Get up early & work out. Do a DVD at nap time. Run to the store, ride the bus home with milk eggs & bread. Do an extra 4 sets every time you have to go up or downstairs to fetch something. Bike commute instead of driving to work. Kid’s Club drop-off and a gym workout. Walk or run through the park while your child is participating in their sports practice.
I know, I know, I just listed a bunch of ideas, but I know you have MORE to share! And busy parents of young children need as many options as possible (not to mention the forethought of scheduling it into their day) to get it done consistently. Parents of young children are often sleep-deprived, scarf half-eaten graham crackers and eggies for their daily energy, and have to be “on” until the kiddos are in bed. A workout opportunity needs to be recognized and grasped at the drop of the hat. Let’s help them do that, because there’s always time. We just need to teach them how to grasp it.
I too am a mom to 3 small children and although it can be difficult, its not impossible to get exercise into my day. I always tell my clients that they have to take care of themselves first so they can take care of their children. Plus, like the others have said, when our children see us exercising, they get in on the act too. We’re their best role models!

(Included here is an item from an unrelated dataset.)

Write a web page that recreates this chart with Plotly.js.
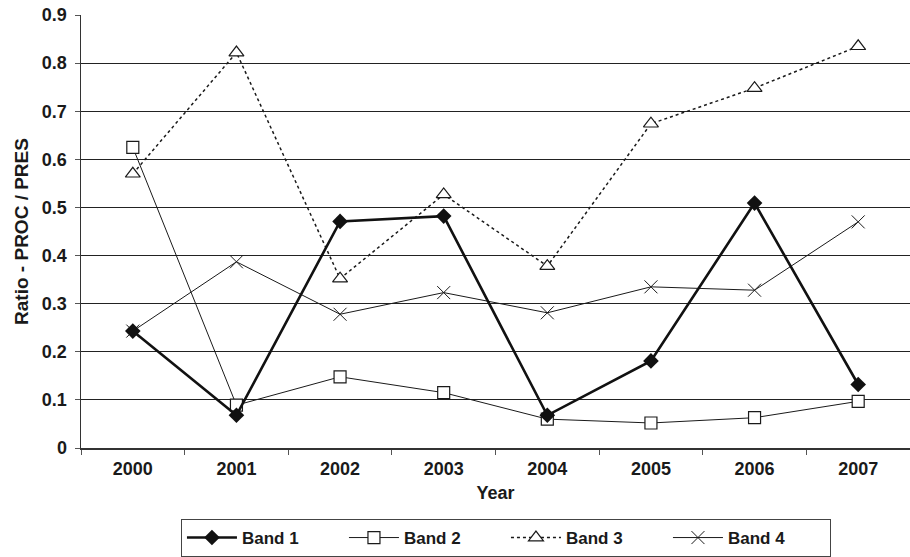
<!DOCTYPE html>
<html>
<head>
<meta charset="utf-8">
<script src="https://cdn.plot.ly/plotly-3.0.1.min.js"></script>
<style>html,body{margin:0;padding:0;background:#fff;}#chart{width:910px;height:557px;}</style>
</head>
<body>
<div id="chart"></div>
<script>
const years = ["2000","2001","2002","2003","2004","2005","2006","2007"];
const band1 = [0.243, 0.068, 0.471, 0.482, 0.068, 0.181, 0.509, 0.132];
const band2 = [0.625, 0.089, 0.148, 0.115, 0.060, 0.052, 0.063, 0.097];
const band3 = [0.570, 0.822, 0.352, 0.527, 0.378, 0.674, 0.748, 0.835];
const band4 = [0.243, 0.387, 0.278, 0.323, 0.281, 0.335, 0.328, 0.470];
const seriesNames = ["Band 1", "Band 2", "Band 3", "Band 4"];
const yTicks = [0, 0.1, 0.2, 0.3, 0.4, 0.5, 0.6, 0.7, 0.8, 0.9];
const yTickText = ["0", "0.1", "0.2", "0.3", "0.4", "0.5", "0.6", "0.7", "0.8", "0.9"];

const font = "Liberation Sans, Arial, sans-serif";
const traces = [
  {x: years, y: band4, name: seriesNames[3], mode: "lines+markers",
   line: {color: "#1a1a1a", width: 1},
   marker: {symbol: "x-thin-open", size: 13, color: "#1a1a1a", line: {width: 1, color: "#1a1a1a"}}},
  {x: years, y: band3, name: seriesNames[2], mode: "lines+markers",
   line: {color: "#1a1a1a", width: 1.5, dash: "dot"},
   marker: {symbol: "triangle-up", size: 13, color: "#fff", line: {width: 1.2, color: "#1a1a1a"}}},
  {x: years, y: band2, name: seriesNames[1], mode: "lines+markers",
   line: {color: "#1a1a1a", width: 1},
   marker: {symbol: "square", size: 12, color: "#fff", line: {width: 1.2, color: "#1a1a1a"}}},
  {x: years, y: band1, name: seriesNames[0], mode: "lines+markers",
   line: {color: "#111", width: 2.6},
   marker: {symbol: "diamond", size: 12, color: "#111", line: {width: 0}}}
];
const order = [3, 2, 1, 0];
order.forEach((i, k) => { traces[i].legendrank = k + 1; });

const layout = {
  width: 910, height: 557,
  margin: {l: 81, r: 0, t: 15, b: 109},
  paper_bgcolor: "#fff", plot_bgcolor: "#fff",
  font: {family: font, color: "#1a1a1a"},
  showlegend: true,
  legend: {
    orientation: "h", xref: "container", yref: "container",
    x: 0.556, xanchor: "center", y: 0.0, yanchor: "bottom",
    bordercolor: "#444", borderwidth: 1,
    font: {family: font, size: 17, color: "#1a1a1a", weight: "bold"},
    entrywidth: 97, itemwidth: 50, traceorder: "normal"
  },
  xaxis: {
    type: "category", range: [-0.5, 7.5],
    showline: true, linecolor: "#333", linewidth: 1.5,
    ticks: "outside", tickson: "boundaries", ticklen: 5, tickcolor: "#555", ticklabelstandoff: 4,
    showgrid: false, zeroline: false,
    tickfont: {family: font, size: 18, color: "#1a1a1a", weight: "bold"},
    title: {text: "Year", font: {family: font, size: 18, color: "#1a1a1a", weight: "bold"}, standoff: 8}
  },
  yaxis: {
    range: [0, 0.9], tickvals: yTicks, ticktext: yTickText,
    showline: true, linecolor: "#333", linewidth: 1.5,
    ticks: "outside", ticklen: 5, tickcolor: "#555", ticklabelstandoff: 4,
    showgrid: true, gridcolor: "#222", gridwidth: 1, zeroline: false,
    tickfont: {family: font, size: 18, color: "#1a1a1a", weight: "bold"},
    title: {text: "Ratio - PROC / PRES", font: {family: font, size: 19, color: "#1a1a1a", weight: "bold"}, standoff: 8}
  }
};
Plotly.newPlot("chart", traces, layout, {displayModeBar: false, staticPlot: true});
</script>
</body>
</html>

I love when my clients find extra ways in their day to get in a little extra exercise: walking vs taking the car, parking further away, doing various squats while getting the baby to sleep, etc. I don’t think that’s a substitution for a “full” workout. As parents we need to take care of ourselves so we can be there for our children. Plus, our clients should be focusing on what their doing, what muscles their working and their alignment. We’re not talking them having to do an hour workout, but even 10, 20 minutes of engaged activity is better than an hour workout where they’re just “trying to get it in”! Show them how to do a circuit, go to the park and let the kids play while they workout, go to a field and do the same. Go for a hike or run (kids can bike or be placed in a stroller) and add in 1 min of body weight strengthening activities.
After awhile, once parents start seeing the benefits of an active, healthy lifestyle in their lives, they’ll wonder how they ever didn’t fit it in.